Puis
le nuage a faibli. Mon ange aussi. Elle s'est fait un sang d'encre
trop longtemps, pour la vie, pour moi, pour ses enfants. L'encre est
restée dans son sang. Au début juste une petite dose bleue sur fond
rouge, toute petite écriture sous sa peau d'ivoire. Le soir, je
rentrais pour la laver, lui faire à manger parce qu 'elle
pouvait pas, pour mettre une chanson qu'elle entendait pas parce
qu'elle dormait et je l'écoutais pour elle, pour allumer un feu de
cheminée qu'elle aimait plus parce qu'elle pouvait plus supporter la
chaleur vivante des flammes sur le bois rougeoyant, brûlures rouges
et bleues comme son sang. Je l'aimais. Je l'aimais tout le temps. Je
l'aimais au quotidien. Je l'aimais quand je lui racontais le ciel au
bleu de ses yeux, sur ma vie pour toujours. Je l'aimais dans son
sourire attristé. Je la veillais, je caressais sa peau dans son
sommeil avec la lune comme compagne et confidente. Peu à peu l'encre
a bu tout le sang et le bleu de ses yeux s'est noyé dans ses veines.

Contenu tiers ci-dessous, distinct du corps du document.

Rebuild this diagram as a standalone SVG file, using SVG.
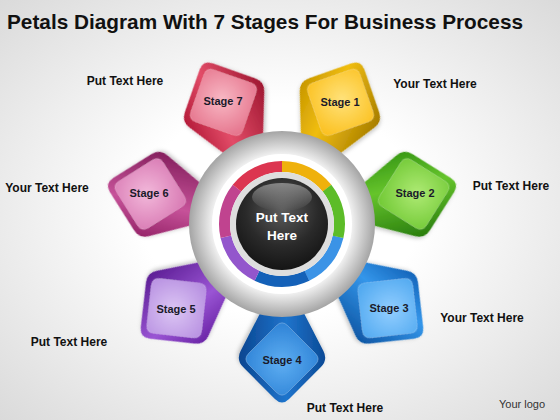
<svg xmlns="http://www.w3.org/2000/svg" width="560" height="420" viewBox="0 0 560 420">
<defs>
<radialGradient id="bg" cx="50%" cy="50%" r="72%"><stop offset="0.35" stop-color="#ffffff"/><stop offset="1" stop-color="#d9d9d9"/></radialGradient>
<radialGradient id="grayRing" gradientUnits="userSpaceOnUse" cx="282" cy="224" r="93"><stop offset="0.74" stop-color="#f4f4f4"/><stop offset="0.86" stop-color="#cfcfcf"/><stop offset="1" stop-color="#a4a4a4"/></radialGradient>
<radialGradient id="blackBall" cx="50%" cy="35%" r="65%"><stop offset="0" stop-color="#5c5c5c"/><stop offset="0.6" stop-color="#2a2a2a"/><stop offset="1" stop-color="#151515"/></radialGradient>
<linearGradient id="gloss" x1="0" y1="0" x2="0" y2="1"><stop offset="0" stop-color="#ffffff" stop-opacity="0.4"/><stop offset="1" stop-color="#ffffff" stop-opacity="0"/></linearGradient>
<linearGradient id="r1" x1="0" y1="0" x2="1" y2="0"><stop offset="0" stop-color="#c99800"/><stop offset="0.4" stop-color="#f0bd10"/><stop offset="1" stop-color="#a87e00"/></linearGradient>
<linearGradient id="r2" x1="0" y1="0" x2="1" y2="0"><stop offset="0" stop-color="#3a9a16"/><stop offset="0.4" stop-color="#66c42c"/><stop offset="1" stop-color="#2a7e0e"/></linearGradient>
<linearGradient id="r3" x1="0" y1="0" x2="1" y2="0"><stop offset="0" stop-color="#1566bb"/><stop offset="0.4" stop-color="#3496ea"/><stop offset="1" stop-color="#0f58a6"/></linearGradient>
<linearGradient id="r4" x1="0" y1="0" x2="1" y2="0"><stop offset="0" stop-color="#0b4a96"/><stop offset="0.45" stop-color="#1f74cc"/><stop offset="1" stop-color="#0a4590"/></linearGradient>
<linearGradient id="r5" x1="0" y1="0" x2="1" y2="0"><stop offset="0" stop-color="#6c26a8"/><stop offset="0.4" stop-color="#9a55d4"/><stop offset="1" stop-color="#5e1f96"/></linearGradient>
<linearGradient id="r6" x1="0" y1="0" x2="1" y2="0"><stop offset="0" stop-color="#97256a"/><stop offset="0.4" stop-color="#c65299"/><stop offset="1" stop-color="#85205e"/></linearGradient>
<linearGradient id="r7" x1="0" y1="0" x2="1" y2="0"><stop offset="0" stop-color="#b51c3a"/><stop offset="0.4" stop-color="#e24c68"/><stop offset="1" stop-color="#a01832"/></linearGradient>
<radialGradient id="f1" cx="50%" cy="45%" r="60%"><stop offset="0" stop-color="#ffe27a"/><stop offset="1" stop-color="#fbbd16"/></radialGradient>
<radialGradient id="f2" cx="50%" cy="45%" r="60%"><stop offset="0" stop-color="#aeea74"/><stop offset="1" stop-color="#6cc630"/></radialGradient>
<radialGradient id="f3" cx="50%" cy="45%" r="60%"><stop offset="0" stop-color="#92ceff"/><stop offset="1" stop-color="#48a4ee"/></radialGradient>
<radialGradient id="f4" cx="50%" cy="45%" r="60%"><stop offset="0" stop-color="#5eaef2"/><stop offset="1" stop-color="#2a7fd4"/></radialGradient>
<radialGradient id="f5" cx="50%" cy="45%" r="60%"><stop offset="0" stop-color="#dcc6f4"/><stop offset="1" stop-color="#b288de"/></radialGradient>
<radialGradient id="f6" cx="50%" cy="45%" r="60%"><stop offset="0" stop-color="#f2b8da"/><stop offset="1" stop-color="#d674b0"/></radialGradient>
<radialGradient id="f7" cx="50%" cy="45%" r="60%"><stop offset="0" stop-color="#f8b8c4"/><stop offset="1" stop-color="#e36c86"/></radialGradient>
<path id="petalOuter" d="M -10,-66 L -41.43,-127.11 Q -46,-136 -38.9,-143.1 L -7.07,-174.9 Q 0,-182 7.07,-174.9 L 38.9,-143.1 Q 46,-136 41.43,-127.11 L 10,-66 Z"/>
<path id="petalFace" d="M -33.34,-140.66 L -5.66,-168.34 Q 0,-174 5.66,-168.34 L 33.34,-140.66 Q 39,-135 33.34,-129.34 L 5.66,-101.66 Q 0,-96 -5.66,-101.66 L -33.34,-129.34 Q -39,-135 -33.34,-140.66 Z"/>
<filter id="shadow" x="-20%" y="-20%" width="140%" height="140%"><feDropShadow dx="1" dy="2" stdDeviation="2" flood-color="#000" flood-opacity="0.25"/></filter>
</defs>
<style>
.title{font-family:"Liberation Sans",Arial,sans-serif;font-weight:bold;font-size:21px;fill:#111}
.lbl{font-family:"Liberation Sans",Arial,sans-serif;font-weight:bold;font-size:12px;fill:#111;text-anchor:middle}
.stg{font-family:"Liberation Sans",Arial,sans-serif;font-weight:bold;font-size:11px;fill:#1a1a2a;text-anchor:middle}
.ctr{font-family:"Liberation Sans",Arial,sans-serif;font-weight:bold;font-size:13.5px;fill:#ffffff;text-anchor:middle}
.logo{font-family:"Liberation Sans",Arial,sans-serif;font-size:11px;fill:#333;text-anchor:middle}
.face{stroke:#ffffff;stroke-opacity:0.25;stroke-width:1}
.seg{fill:none;stroke-width:11;stroke-dasharray:51.61 309.67}
</style>
<rect x="0" y="0" width="560" height="420" fill="url(#bg)"/>
<text class="title" x="7" y="29" textLength="516" lengthAdjust="spacingAndGlyphs">Petals Diagram With 7 Stages For Business Process</text>

<g id="stage1">
<g transform="translate(282,224) rotate(25.714)" filter="url(#shadow)"><use href="#petalOuter" fill="url(#r1)"/><use href="#petalFace" class="face" fill="url(#f1)"/></g>
<text class="stg" x="340" y="106">Stage 1</text>
</g>
<g id="stage2">
<g transform="translate(282,224) rotate(77.143)" filter="url(#shadow)"><use href="#petalOuter" fill="url(#r2)"/><use href="#petalFace" class="face" fill="url(#f2)"/></g>
<text class="stg" x="415" y="197">Stage 2</text>
</g>
<g id="stage3">
<g transform="translate(282,224) rotate(128.571)" filter="url(#shadow)"><use href="#petalOuter" fill="url(#r3)"/><use href="#petalFace" class="face" fill="url(#f3)"/></g>
<text class="stg" x="389" y="312">Stage 3</text>
</g>
<g id="stage4">
<g transform="translate(282,224) rotate(180)" filter="url(#shadow)"><use href="#petalOuter" fill="url(#r4)"/><use href="#petalFace" class="face" fill="url(#f4)"/></g>
<text class="stg" x="282" y="364">Stage 4</text>
</g>
<g id="stage5">
<g transform="translate(282,224) rotate(231.429)" filter="url(#shadow)"><use href="#petalOuter" fill="url(#r5)"/><use href="#petalFace" class="face" fill="url(#f5)"/></g>
<text class="stg" x="176" y="313">Stage 5</text>
</g>
<g id="stage6">
<g transform="translate(282,224) rotate(282.857)" filter="url(#shadow)"><use href="#petalOuter" fill="url(#r6)"/><use href="#petalFace" class="face" fill="url(#f6)"/></g>
<text class="stg" x="149" y="197">Stage 6</text>
</g>
<g id="stage7">
<g transform="translate(282,224) rotate(334.286)" filter="url(#shadow)"><use href="#petalOuter" fill="url(#r7)"/><use href="#petalFace" class="face" fill="url(#f7)"/></g>
<text class="stg" x="223" y="105">Stage 7</text>
</g>

<g id="hub">
<circle cx="282" cy="224" r="93" fill="url(#grayRing)"/>
<circle cx="282" cy="224" r="70" fill="#ffffff"/>
<circle class="seg" cx="282" cy="224" r="57.5" stroke="#3b93e6" transform="rotate(12.857 282 224)"/>
<circle class="seg" cx="282" cy="224" r="57.5" stroke="#1461b8" transform="rotate(64.286 282 224)"/>
<circle class="seg" cx="282" cy="224" r="57.5" stroke="#9356cc" transform="rotate(115.714 282 224)"/>
<circle class="seg" cx="282" cy="224" r="57.5" stroke="#c0438f" transform="rotate(167.143 282 224)"/>
<circle class="seg" cx="282" cy="224" r="57.5" stroke="#dc3550" transform="rotate(218.571 282 224)"/>
<circle class="seg" cx="282" cy="224" r="57.5" stroke="#efb10c" transform="rotate(270 282 224)"/>
<circle class="seg" cx="282" cy="224" r="57.5" stroke="#5cbc28" transform="rotate(321.429 282 224)"/>
<circle cx="282" cy="224" r="52" fill="#dedede"/>
<circle cx="282" cy="224" r="46" fill="url(#blackBall)"/>
<ellipse cx="282" cy="197" rx="30" ry="14" fill="url(#gloss)"/>
<text class="ctr" x="282" y="222">Put Text</text>
<text class="ctr" x="282" y="240">Here</text>
</g>

<g id="labels">
<text class="lbl" x="125" y="85">Put Text Here</text>
<text class="lbl" x="435" y="88">Your Text Here</text>
<text class="lbl" x="47" y="192">Your Text Here</text>
<text class="lbl" x="511" y="190">Put Text Here</text>
<text class="lbl" x="482" y="322">Your Text Here</text>
<text class="lbl" x="69" y="346">Put Text Here</text>
<text class="lbl" x="345" y="412">Put Text Here</text>
<text class="logo" x="522" y="408">Your logo</text>
</g>
</svg>
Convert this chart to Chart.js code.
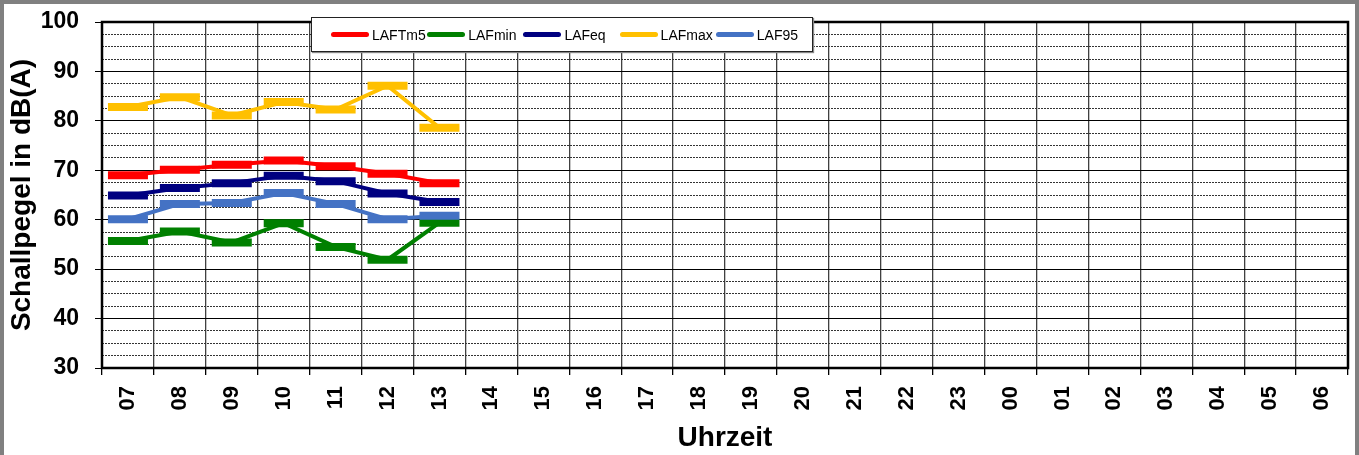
<!DOCTYPE html>
<html>
<head>
<meta charset="utf-8">
<script src="https://cdn.jsdelivr.net/npm/chart.js@4/dist/chart.umd.min.js"></script>
<style>
    html, body { margin: 0; padding: 0; background: #fff; }
    #wrap { position: relative; width: 1359px; height: 455px; overflow: hidden; }
    #legend {
        position: absolute; left: 311px; top: 17px; width: 502px; height: 35px;
        background: #fff; border: 1px solid #222; box-shadow: 1px 1px 1px #888;
        display: flex; align-items: center; padding-left: 19px; box-sizing: border-box;
        font-family: "Liberation Sans", Arial, sans-serif; font-size: 14px; color: #000;
    }
    .item { display: flex; align-items: center; width: 99.5px; white-space: nowrap; }
    .swatch { width: 38px; height: 5px; border-radius: 3px; margin-right: 3px; }
</style>
</head>
<body>
<div id="wrap">
    <canvas id="chart" width="1359" height="455"></canvas>
    <div id="legend"></div>
</div>
<script>
// --- DONNÉES ---
const hours = ['07','08','09','10','11','12','13','14','15','16','17','18',
               '19','20','21','22','23','00','01','02','03','04','05','06'];

const lafTm5 = [69.0, 70.1, 71.1, 72.0, 70.8, 69.3, 67.4];
const lafMin = [55.7, 57.6, 55.4, 59.3, 54.5, 51.9, 59.4];
const lafEq  = [64.9, 66.4, 67.4, 68.9, 67.8, 65.3, 63.6];
const lafMax = [82.8, 84.8, 81.1, 83.8, 82.3, 87.1, 78.6];
const laf95  = [60.1, 63.2, 63.4, 65.4, 63.2, 60.1, 60.8];

const seriesNames  = ['LAFTm5', 'LAFmin', 'LAFeq', 'LAFmax', 'LAF95'];
const seriesValues = [lafTm5, lafMin, lafEq, lafMax, laf95];
const seriesColors = ['#FF0000', '#008000', '#000080', '#FFC000', '#4472C4'];

const FONT = '"Liberation Sans", Arial, sans-serif';

// cadre gris autour de l'image + cadre noir de la zone de tracé
const framePlugin = {
    id: 'frames',
    beforeDraw(chart) {
        const ctx = chart.ctx;
        ctx.save();
        ctx.fillStyle = '#fff';
        ctx.fillRect(0, 0, chart.width, chart.height);
        ctx.strokeStyle = '#808080';
        ctx.lineWidth = 4;
        ctx.strokeRect(2, 2, chart.width - 4, chart.height + 10);
        ctx.restore();
    },
    beforeDatasetsDraw(chart) {
        const { ctx, chartArea: a } = chart;
        ctx.save();
        ctx.strokeStyle = '#000';
        ctx.lineWidth = 2.5;
        ctx.strokeRect(a.left, a.top, a.right - a.left, a.bottom - a.top);
        ctx.restore();
    }
};

const datasets = seriesNames.map((name, i) => ({
    label: name,
    data: seriesValues[i],
    borderColor: seriesColors[i],
    backgroundColor: seriesColors[i],
    borderWidth: 4,
    pointStyle: 'line',
    pointRadius: 20,
    pointHoverRadius: 20,
    pointBorderWidth: 8,
    pointHoverBorderWidth: 8,
    tension: 0,
    fill: false,
    order: seriesNames.length - i
}));

const chart = new Chart(document.getElementById('chart'), {
    type: 'line',
    data: { labels: hours, datasets: datasets },
    options: {
        responsive: false,
        animation: false,
        layout: { autoPadding: false, padding: { left: 0, top: 22, right: 11, bottom: 0 } },
        plugins: {
            legend: { display: false },
            tooltip: { enabled: false }
        },
        scales: {
            x: {
                offset: true,
                grid: {
                    offset: true,
                    color: '#404040',
                    lineWidth: 1.3,
                    tickColor: '#000',
                    tickLength: 7
                },
                border: { display: false },
                ticks: {
                    autoSkip: false,
                    minRotation: 90,
                    maxRotation: 90,
                    padding: 11,
                    color: '#000',
                    font: { family: FONT, size: 22, weight: 'bold' }
                },
                title: {
                    display: true,
                    text: 'Uhrzeit',
                    color: '#000',
                    padding: { top: 0, bottom: 0 },
                    font: { family: FONT, size: 28, weight: 'bold' }
                },
                afterFit(scale) {
                    scale.height = 87;
                    scale.paddingLeft = 0;
                    scale.paddingRight = 0;
                }
            },
            y: {
                min: 30,
                max: 100,
                ticks: {
                    stepSize: 10,
                    padding: 16,
                    color: '#000',
                    font: { family: FONT, size: 23, weight: 'bold' }
                },
                grid: {
                    color: '#000',
                    lineWidth: 1,
                    tickColor: '#000',
                    tickLength: 7
                },
                border: { display: false },
                title: {
                    display: true,
                    text: 'Schallpegel in dB(A)',
                    color: '#000',
                    padding: { top: 5, bottom: 0 },
                    font: { family: FONT, size: 28, weight: 'bold' }
                },
                afterFit(scale) {
                    scale.width = 102;
                    scale.paddingTop = 0;
                    scale.paddingBottom = 0;
                }
            },
            // lignes secondaires pointillées tous les 2,5 dB
            yMinor: {
                position: 'right',
                min: 30,
                max: 100,
                ticks: { display: false, stepSize: 2.5 },
                grid: {
                    drawTicks: false,
                    lineWidth: 1,
                    color: ctx => (ctx.tick && ctx.tick.value % 10 === 0) ? 'rgba(0,0,0,0)' : '#333'
                },
                border: { display: false, dash: [2, 1] },
                afterFit(scale) {
                    scale.width = 0;
                    scale.paddingTop = 0;
                    scale.paddingBottom = 0;
                }
            }
        }
    },
    plugins: [framePlugin]
});

// Légende HTML (encadrée, posée sur la zone de tracé)
const legendEl = document.getElementById('legend');
chart.data.datasets.forEach(ds => {
    const item = document.createElement('div');
    item.className = 'item';
    const sw = document.createElement('span');
    sw.className = 'swatch';
    sw.style.background = ds.borderColor;
    const txt = document.createElement('span');
    txt.textContent = ds.label;
    item.appendChild(sw);
    item.appendChild(txt);
    legendEl.appendChild(item);
});
</script>
</body>
</html>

Alors la rue est revenue de petits verres en petits verres dans notre
foyer, au centre de ma vue, la rue et sa veine aux couleurs de sa
vie. Elle s'éloignait toujours plus, fréquentait un monde sans moi
avec du froid tout autour je crois, revenait de moins en moins de son
sommeil. Puis elle n'est jamais plus revenue. Mon ange non plus. Au
début un tout petit cancer, une toute petite leucémie, soyeuse et
douce qu'elle a chérie, juste un petit animal ronronnant dans son
sang qu'elle a nourri et qui boira toute sa vie. Elle est partie et moi un peu avec elle. Maintenant je bois du bleu qui n'est
pas de ciel, un sang qui n'est pas le sien.